[Items from a dataset]
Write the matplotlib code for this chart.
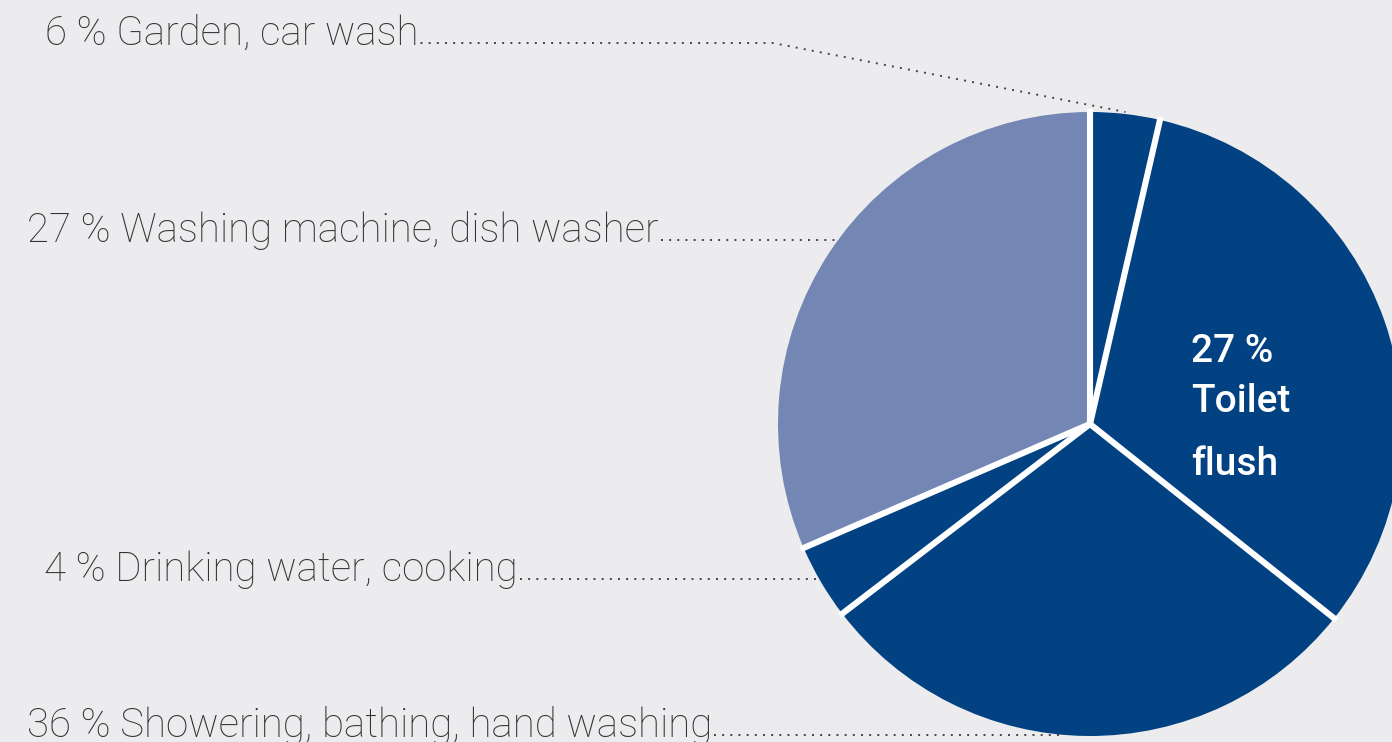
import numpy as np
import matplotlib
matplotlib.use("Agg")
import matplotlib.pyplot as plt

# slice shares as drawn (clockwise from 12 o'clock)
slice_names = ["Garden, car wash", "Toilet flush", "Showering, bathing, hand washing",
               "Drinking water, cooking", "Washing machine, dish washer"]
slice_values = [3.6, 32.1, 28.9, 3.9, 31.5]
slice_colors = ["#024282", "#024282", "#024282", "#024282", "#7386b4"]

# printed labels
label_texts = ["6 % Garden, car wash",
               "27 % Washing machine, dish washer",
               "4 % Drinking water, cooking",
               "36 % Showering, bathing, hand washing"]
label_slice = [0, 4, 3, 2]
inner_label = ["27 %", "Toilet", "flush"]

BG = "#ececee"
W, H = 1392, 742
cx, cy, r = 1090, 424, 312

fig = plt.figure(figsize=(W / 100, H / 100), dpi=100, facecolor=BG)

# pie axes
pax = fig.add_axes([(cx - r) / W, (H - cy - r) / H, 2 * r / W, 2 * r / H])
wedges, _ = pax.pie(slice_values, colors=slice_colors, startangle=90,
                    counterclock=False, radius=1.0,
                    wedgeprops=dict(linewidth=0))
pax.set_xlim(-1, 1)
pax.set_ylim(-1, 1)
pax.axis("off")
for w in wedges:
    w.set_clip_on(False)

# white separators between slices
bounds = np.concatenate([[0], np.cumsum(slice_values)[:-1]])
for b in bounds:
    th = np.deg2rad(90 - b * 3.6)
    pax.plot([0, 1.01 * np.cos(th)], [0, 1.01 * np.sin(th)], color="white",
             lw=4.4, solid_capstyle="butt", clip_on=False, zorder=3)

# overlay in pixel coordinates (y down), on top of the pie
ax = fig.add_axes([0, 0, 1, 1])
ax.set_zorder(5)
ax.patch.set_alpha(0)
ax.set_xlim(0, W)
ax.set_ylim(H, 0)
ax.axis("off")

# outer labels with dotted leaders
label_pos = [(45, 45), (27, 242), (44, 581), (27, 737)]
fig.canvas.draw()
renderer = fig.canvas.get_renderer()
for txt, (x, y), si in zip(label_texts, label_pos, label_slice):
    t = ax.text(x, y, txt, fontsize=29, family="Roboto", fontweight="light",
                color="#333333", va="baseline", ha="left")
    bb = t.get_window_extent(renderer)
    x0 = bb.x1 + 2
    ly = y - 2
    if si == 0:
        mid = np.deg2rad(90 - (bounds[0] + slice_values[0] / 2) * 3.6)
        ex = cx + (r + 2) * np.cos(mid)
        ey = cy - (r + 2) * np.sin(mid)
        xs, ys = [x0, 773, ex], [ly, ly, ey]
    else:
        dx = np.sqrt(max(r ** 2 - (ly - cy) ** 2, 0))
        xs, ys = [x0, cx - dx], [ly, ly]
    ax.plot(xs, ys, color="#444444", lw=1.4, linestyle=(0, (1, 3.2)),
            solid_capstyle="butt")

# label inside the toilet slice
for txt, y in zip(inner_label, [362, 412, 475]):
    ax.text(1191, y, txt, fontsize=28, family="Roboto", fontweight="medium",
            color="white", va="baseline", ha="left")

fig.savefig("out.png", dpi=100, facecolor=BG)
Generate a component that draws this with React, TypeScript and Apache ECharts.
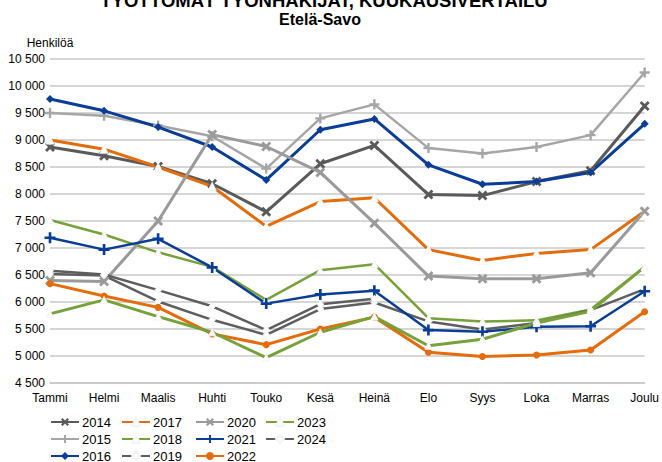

Brief: Write the material out again exactly as it appears, dropping the pictures.

Answer to the exercise:
Write the matplotlib code for this chart.
import numpy as np
import matplotlib
matplotlib.use("Agg")
import matplotlib.pyplot as plt

# slice shares as drawn (clockwise from 12 o'clock)
slice_names = ["Garden, car wash", "Toilet flush", "Showering, bathing, hand washing",
               "Drinking water, cooking", "Washing machine, dish washer"]
slice_values = [3.6, 32.1, 28.9, 3.9, 31.5]
slice_colors = ["#024282", "#024282", "#024282", "#024282", "#7386b4"]

# printed labels
label_texts = ["6 % Garden, car wash",
               "27 % Washing machine, dish washer",
               "4 % Drinking water, cooking",
               "36 % Showering, bathing, hand washing"]
label_slice = [0, 4, 3, 2]
inner_label = ["27 %", "Toilet", "flush"]

BG = "#ececee"
W, H = 1392, 742
cx, cy, r = 1090, 424, 312

fig = plt.figure(figsize=(W / 100, H / 100), dpi=100, facecolor=BG)

# pie axes
pax = fig.add_axes([(cx - r) / W, (H - cy - r) / H, 2 * r / W, 2 * r / H])
wedges, _ = pax.pie(slice_values, colors=slice_colors, startangle=90,
                    counterclock=False, radius=1.0,
                    wedgeprops=dict(linewidth=0))
pax.set_xlim(-1, 1)
pax.set_ylim(-1, 1)
pax.axis("off")
for w in wedges:
    w.set_clip_on(False)

# white separators between slices
bounds = np.concatenate([[0], np.cumsum(slice_values)[:-1]])
for b in bounds:
    th = np.deg2rad(90 - b * 3.6)
    pax.plot([0, 1.01 * np.cos(th)], [0, 1.01 * np.sin(th)], color="white",
             lw=4.4, solid_capstyle="butt", clip_on=False, zorder=3)

# overlay in pixel coordinates (y down), on top of the pie
ax = fig.add_axes([0, 0, 1, 1])
ax.set_zorder(5)
ax.patch.set_alpha(0)
ax.set_xlim(0, W)
ax.set_ylim(H, 0)
ax.axis("off")

# outer labels with dotted leaders
label_pos = [(45, 45), (27, 242), (44, 581), (27, 737)]
fig.canvas.draw()
renderer = fig.canvas.get_renderer()
for txt, (x, y), si in zip(label_texts, label_pos, label_slice):
    t = ax.text(x, y, txt, fontsize=29, family="Roboto", fontweight="light",
                color="#333333", va="baseline", ha="left")
    bb = t.get_window_extent(renderer)
    x0 = bb.x1 + 2
    ly = y - 2
    if si == 0:
        mid = np.deg2rad(90 - (bounds[0] + slice_values[0] / 2) * 3.6)
        ex = cx + (r + 2) * np.cos(mid)
        ey = cy - (r + 2) * np.sin(mid)
        xs, ys = [x0, 773, ex], [ly, ly, ey]
    else:
        dx = np.sqrt(max(r ** 2 - (ly - cy) ** 2, 0))
        xs, ys = [x0, cx - dx], [ly, ly]
    ax.plot(xs, ys, color="#444444", lw=1.4, linestyle=(0, (1, 3.2)),
            solid_capstyle="butt")

# label inside the toilet slice
for txt, y in zip(inner_label, [362, 412, 475]):
    ax.text(1191, y, txt, fontsize=28, family="Roboto", fontweight="medium",
            color="white", va="baseline", ha="left")

fig.savefig("out.png", dpi=100, facecolor=BG)
Generate a component that draws this with React, TypeScript and Apache ECharts.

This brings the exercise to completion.